Personal information
- Date of birth: 6 December 1967 (age 57)
- Place of birth: Box Hill, Melbourne
- Original team(s): Koonung
- Height: 186 cm (6 ft 1 in)
- Weight: 88 kg (194 lb)
- Position(s): midfielder

Playing career^{1}
- Years: Club / Games (Goals)
- 1987–1997: Hawthorn / 145 (49)
- ^{1} Playing statistics correct to the end of 1997.

Career highlights
- 2 premierships, 1989 & 1991

= Anthony Condon =

Australian rules footballer

Anthony Condon (born 6 December 1967) is a former Australian rules footballer who played for Hawthorn in the Australian Football League. He played for the club from 1987 to 1997.

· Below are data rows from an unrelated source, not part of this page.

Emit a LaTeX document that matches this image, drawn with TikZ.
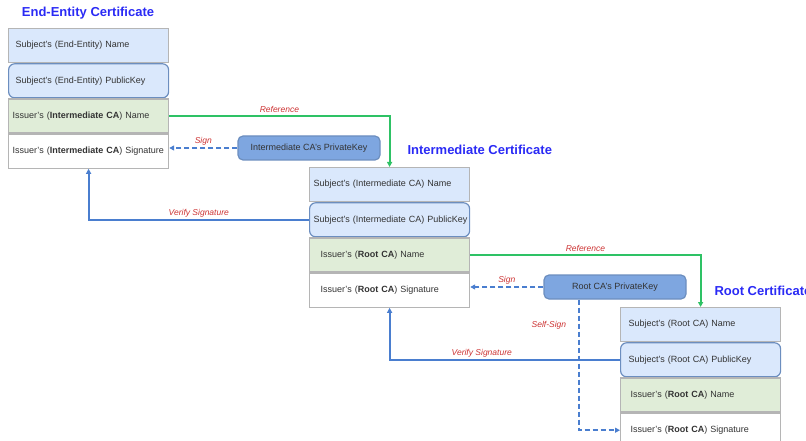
\documentclass[tikz,border=0pt]{standalone}
\usepackage{fontspec}
\setsansfont{Liberation Sans}
\usepackage{xcolor}
\usetikzlibrary{arrows.meta,positioning,calc}

\definecolor{subjfill}{HTML}{DAE8FC}
\definecolor{keyline}{HTML}{6C8EBF}
\definecolor{issfill}{HTML}{E0EDD8}
\definecolor{cellline}{HTML}{B5B5B5}
\definecolor{privfill}{HTML}{7EA6E0}
\definecolor{titleblue}{HTML}{2A2AF5}
\definecolor{lblred}{HTML}{CC3333}
\definecolor{refgreen}{HTML}{2EC265}
\definecolor{arrowblue}{HTML}{4A7ECF}
\definecolor{txtgray}{HTML}{333333}

\begin{document}
\begin{tikzpicture}[x=1pt,y=-1pt,
  font=\sffamily\fontsize{9}{11}\selectfont,
  row/.style={draw=cellline, line width=1.2pt, anchor=north west, minimum height=34pt,
    inner ysep=0pt, inner xsep=#1, text width=160pt-2*#1, align=left, text=txtgray},
  namerow/.style={row=#1, fill=subjfill},
  keyrow/.style={row=#1, fill=subjfill, draw=keyline, rounded corners=6pt},
  issrow/.style={row=#1, fill=issfill},
  sigrow/.style={row=#1, fill=white},
  title/.style={font=\sffamily\bfseries\fontsize{13}{15}\selectfont, text=titleblue},
  privkey/.style={draw=keyline, line width=1.2pt, fill=privfill, rounded corners=5pt,
    minimum width=142pt, minimum height=24pt, text=txtgray},
  lbl/.style={font=\sffamily\itshape\fontsize{8.5}{10}\selectfont, text=lblred, inner sep=2pt},
  refline/.style={draw=refgreen, line width=2pt, -{Triangle[length=5pt,width=5pt]}},
  signline/.style={draw=arrowblue, line width=2pt, dash pattern=on 5pt off 3pt,
    -{Triangle[length=5pt,width=5pt]}},
  verline/.style={draw=arrowblue, line width=2pt, -{Triangle[length=5pt,width=5pt]}}]
  \useasboundingbox (0,0) rectangle (806,441);

  % end-entity certificate
  \node[title] (eeTitle) at (88,13) {End-Entity Certificate};
  \node[namerow=7pt] (eeName) at (8,28) {Subject's (End-Entity) Name};
  \node[keyrow=7pt, below=0pt of eeName] (eeKey) {Subject's (End-Entity) PublicKey};
  \node[issrow=4pt, below=0pt of eeKey] (eeIssuer) {Issuer's (\textbf{Intermediate CA}) Name};
  \node[sigrow=4pt, below=0pt of eeIssuer] (eeSig) {\mbox{Issuer's (\textbf{Intermediate CA}) Signature}};

  % intermediate certificate
  \node[title, anchor=west] (imTitle) at (404,150) {Intermediate Certificate};
  \node[namerow=4pt] (imName) at (309,167) {Subject's (Intermediate CA) Name};
  \node[keyrow=4pt, below=0pt of imName] (imKey) {\mbox{Subject's (Intermediate CA) PublicKey}};
  \node[issrow=11pt, below=0pt of imKey] (imIssuer) {Issuer's (\textbf{Root CA}) Name};
  \node[sigrow=11pt, below=0pt of imIssuer] (imSig) {Issuer's (\textbf{Root CA}) Signature};

  % root certificate
  \node[title, anchor=west] (rtTitle) at (711,291) {Root Certificate};
  \node[namerow=8pt] (rtName) at (620,307) {Subject's (Root CA) Name};
  \node[keyrow=8pt, below=0pt of rtName] (rtKey) {Subject's (Root CA) PublicKey};
  \node[issrow=10pt, below=0pt of rtKey] (rtIssuer) {Issuer's (\textbf{Root CA}) Name};
  \node[sigrow=10pt, below=0pt of rtIssuer] (rtSig) {Issuer's (\textbf{Root CA}) Signature};

  % private keys
  \node[privkey] (imPriv) at (309,148) {Intermediate CA's PrivateKey};
  \node[privkey] (rtPriv) at (615,287) {Root CA's PrivateKey};

  % connectors
  \draw[refline] (eeIssuer.east) -| node[lbl, pos=0.25, above] {Reference} (imName.north);
  \draw[signline] (imPriv.west) -- node[lbl, above] {Sign} (imPriv.west -| eeSig.east);
  \draw[verline] (imKey.west) -| node[lbl, pos=0.25, above] {Verify Signature} (eeSig.south);

  \draw[refline] (imIssuer.east) -| node[lbl, pos=0.25, above] {Reference} (rtName.north);
  \draw[signline] (rtPriv.west) -- node[lbl, above] {Sign} (rtPriv.west -| imSig.east);
  \draw[verline] (rtKey.west) -| node[lbl, pos=0.3, above] {Verify Signature} (imSig.south);
  \draw[signline] ($(rtPriv.south west)!0.25!(rtPriv.south east)$) |-
    node[lbl, pos=0.1, left=10pt] {Self-Sign} (rtSig.west);
\end{tikzpicture}
\end{document}
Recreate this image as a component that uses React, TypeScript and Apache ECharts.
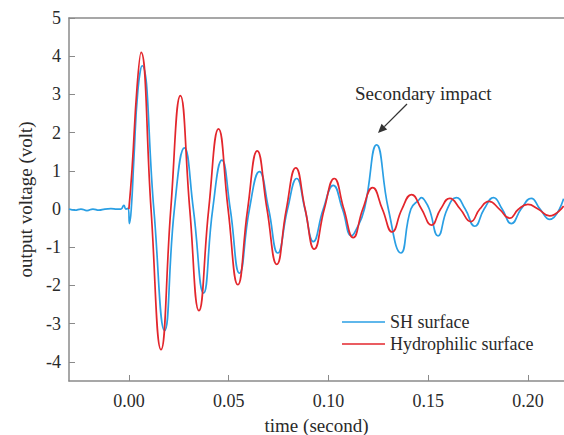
import React, { useEffect, useRef } from "react";
import * as echarts from "echarts";

// SH surface (blue) — time in seconds, voltage in volts
const shTime = [
  -0.03, -0.027, -0.024, -0.021, -0.018, -0.015, -0.012, -0.009, -0.006, -0.004, -0.0025, -0.0015, -0.0004,
  0.0003, 0.0012, 0.0025, 0.0045, 0.0066, 0.0125, 0.0179, 0.0228, 0.0278, 0.0323, 0.0374, 0.042,
  0.0466, 0.0508, 0.0554, 0.0604, 0.0654, 0.07, 0.0746, 0.0795, 0.0841, 0.0882, 0.0924, 0.0974,
  0.1024, 0.107, 0.1116, 0.1135, 0.118, 0.1241, 0.13, 0.1363, 0.1413, 0.1455, 0.1466, 0.148,
  0.1505, 0.1549, 0.1595, 0.1641, 0.1685, 0.1733, 0.178, 0.1827, 0.187, 0.1916, 0.1965, 0.2016,
  0.206, 0.2108, 0.2178,
];
const shVolt = [
  0.0, -0.03, 0.0, -0.04, 0.0, -0.03, 0.0, 0.01, 0.0, 0.0, 0.1, 0.0, 0.02,
  -0.38, 0.0, 1.3, 3.1, 3.75, 0.0, -3.18, 0.0, 1.6, 0.0, -2.2, 0.0,
  1.28, 0.0, -1.68, 0.0, 0.98, 0.0, -1.15, 0.0, 0.8, 0.0, -0.85, 0.0,
  0.62, 0.0, -0.7, -0.58, 0.0, 1.68, 0.0, -1.15, 0.0, 0.25, 0.3, 0.24,
  0.0, -0.7, 0.0, 0.3, 0.0, -0.45, 0.0, 0.3, 0.0, -0.38, 0.0, 0.28,
  0.0, -0.27, 0.27,
];

// Hydrophilic surface (red)
const hydroTime = [
  0.0, 0.0016, 0.0041, 0.0061, 0.0111, 0.0161, 0.021, 0.0258, 0.0305, 0.0351, 0.04, 0.0449,
  0.0497, 0.0546, 0.0595, 0.0643, 0.0692, 0.0741, 0.0789, 0.0836, 0.0883, 0.0929, 0.0979,
  0.1029, 0.1077, 0.1124, 0.1172, 0.1221, 0.127, 0.1319, 0.1368, 0.1416, 0.1466, 0.1516,
  0.1562, 0.1608, 0.166, 0.1713, 0.1758, 0.1804, 0.1856, 0.1908, 0.1953, 0.1999, 0.205,
  0.2108, 0.2178,
];
const hydroVolt = [
  0.0, 1.05, 3.2, 4.1, 0.0, -3.68, 0.0, 2.97, 0.0, -2.66, 0.0, 2.1,
  0.0, -1.98, 0.0, 1.52, 0.0, -1.45, 0.0, 1.08, 0.0, -1.05, 0.0,
  0.8, 0.0, -0.75, 0.0, 0.56, 0.0, -0.6, 0.0, 0.38, 0.0, -0.42,
  0.0, 0.28, 0.0, -0.33, 0.0, 0.2, 0.0, -0.24, 0.0, 0.12, 0.0,
  -0.18, 0.08,
];

const xTicks = [0, 0.05, 0.1, 0.15, 0.2];
const yTicks = [-4, -3, -2, -1, 0, 1, 2, 3, 4, 5];

const FONT = "'Liberation Serif', 'Times New Roman', serif";
const AXIS_COLOR = "#8a8a8a";
const TEXT_COLOR = "#2a2a2a";
const SH_COLOR = "#2a9fe4";
const HY_COLOR = "#e3262c";

export default function App() {
  const ref = useRef<HTMLDivElement>(null);

  useEffect(() => {
    document.body.style.margin = "0";
    if (!ref.current) return;
    const chart = echarts.init(ref.current, undefined, { renderer: "svg" });
    const sh = shTime.map((t, i) => [t, shVolt[i]]);
    const hy = hydroTime.map((t, i) => [t, hydroVolt[i]]);

    // arrow geometry
    const tail = [407, 104];
    const tip = [378, 133];
    const dx = tip[0] - tail[0];
    const dy = tip[1] - tail[1];
    const len = Math.hypot(dx, dy);
    const ux = dx / len;
    const uy = dy / len;
    const hl = 9;
    const hw = 4;
    const bx = tip[0] - ux * hl;
    const by = tip[1] - uy * hl;

    chart.setOption({
      animation: false,
      backgroundColor: "#ffffff",
      textStyle: { fontFamily: FONT },
      grid: { left: 69, right: 0, top: 18, bottom: 54, containLabel: false, outerBoundsMode: "none" },
      legend: {
        orient: "vertical",
        left: 337,
        top: 308,
        icon: "rect",
        itemWidth: 43,
        itemHeight: 1.6,
        itemGap: 4,
        textStyle: { fontFamily: FONT, fontSize: 18, color: TEXT_COLOR, lineHeight: 18 },
        data: [
          { name: "SH surface", itemStyle: { color: SH_COLOR } },
          { name: "Hydrophilic surface", itemStyle: { color: HY_COLOR } },
        ],
      },
      xAxis: [
        {
          type: "value",
          min: -0.03,
          max: 0.218,
          position: "bottom",
          name: "time (second)",
          nameLocation: "middle",
          nameGap: 35,
          nameTextStyle: { fontFamily: FONT, fontSize: 19, color: TEXT_COLOR },
          axisLine: { show: true, onZero: false, lineStyle: { color: AXIS_COLOR, width: 1.5 } },
          axisTick: { show: true, inside: true, length: 6, customValues: xTicks, lineStyle: { color: AXIS_COLOR } },
          axisLabel: {
            customValues: xTicks,
            margin: 11,
            fontFamily: FONT,
            fontSize: 18,
            color: TEXT_COLOR,
            formatter: (v: number) => v.toFixed(2),
          },
          splitLine: { show: false },
        },
        {
          type: "value",
          min: -0.03,
          max: 0.218,
          position: "top",
          axisLine: { show: true, onZero: false, lineStyle: { color: AXIS_COLOR, width: 1.5 } },
          axisTick: { show: false },
          axisLabel: { show: false },
          splitLine: { show: false },
        },
      ],
      yAxis: {
        type: "value",
        min: -4.5,
        max: 5,
        name: "output voltage (volt)",
        nameLocation: "middle",
        nameGap: 34,
        nameRotate: 90,
        nameTextStyle: { fontFamily: FONT, fontSize: 19, color: TEXT_COLOR },
        axisLine: { show: true, onZero: false, lineStyle: { color: AXIS_COLOR, width: 1.5 } },
        axisTick: { show: true, inside: true, length: 6, customValues: yTicks, lineStyle: { color: AXIS_COLOR } },
        axisLabel: {
          customValues: yTicks,
          margin: 8,
          fontFamily: FONT,
          fontSize: 18,
          color: TEXT_COLOR,
        },
        splitLine: { show: false },
      },
      series: [
        {
          name: "SH surface",
          type: "line",
          data: sh,
          showSymbol: false,
          symbol: "none",
          smooth: 0.5,
          lineStyle: { color: SH_COLOR, width: 1.7 },
          itemStyle: { color: SH_COLOR },
          z: 2,
        },
        {
          name: "Hydrophilic surface",
          type: "line",
          data: hy,
          showSymbol: false,
          symbol: "none",
          smooth: 0.5,
          lineStyle: { color: HY_COLOR, width: 1.7 },
          itemStyle: { color: HY_COLOR },
          z: 3,
        },
      ],
      graphic: [
        {
          type: "text",
          left: 355,
          top: 84,
          style: { text: "Secondary impact", fontFamily: FONT, fontSize: 19, fill: TEXT_COLOR },
        },
        {
          type: "line",
          shape: { x1: tail[0], y1: tail[1], x2: bx, y2: by },
          style: { stroke: "#333", lineWidth: 1.3 },
        },
        {
          type: "polygon",
          shape: {
            points: [
              [tip[0], tip[1]],
              [bx - uy * hw, by + ux * hw],
              [bx + uy * hw, by - ux * hw],
            ],
          },
          style: { fill: "#333" },
        },
      ],
    });
    return () => chart.dispose();
  }, []);

  return <div ref={ref} style={{ width: 564, height: 435 }} />;
}
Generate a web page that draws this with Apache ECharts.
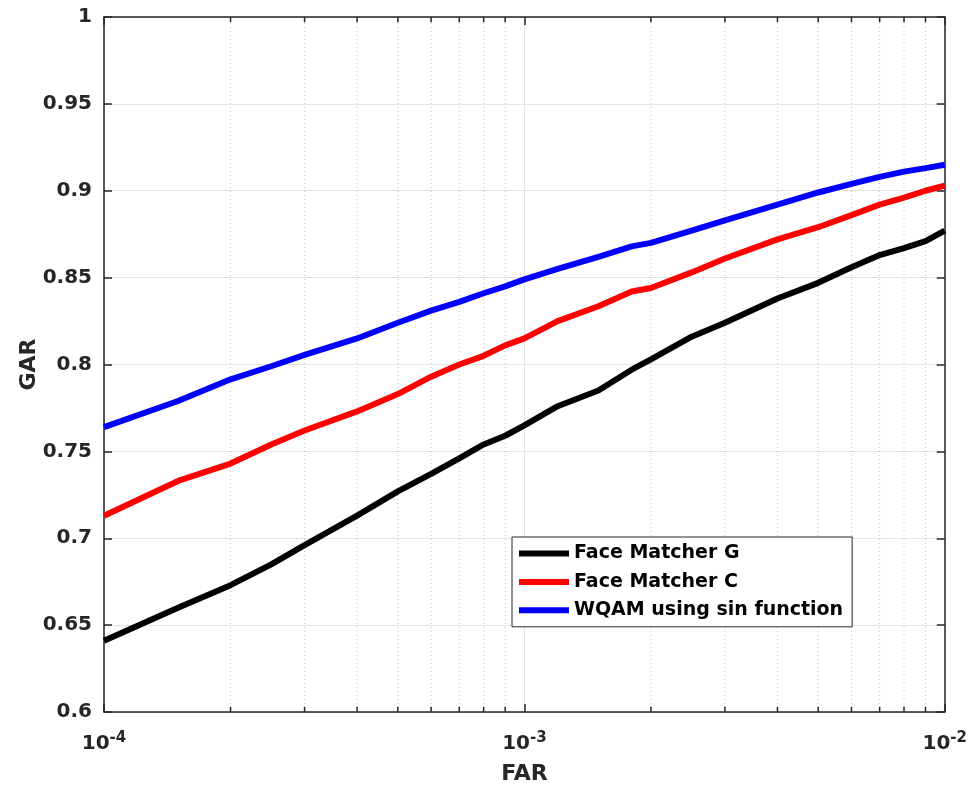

Condon played in the 1989 and 1991 Grand Finals for the Hawks, winning both of them. An on-baller, Condon lined up against Paul Couch in the 1989 Grand Final and prevented the Brownlow winner from getting a touch for the first 18 minutes of play. He also represented Victoria twice in State of Origin matches.

Condon was known for his extraordinary stamina, great hardness on ball and his composure in high pressure situations. One of the more bizarre anecdotes of his career was when a dog ran onto the ground and he unsuccessfully tried to remove it, failing he tried to kick the dog and tore his hamstring in the process.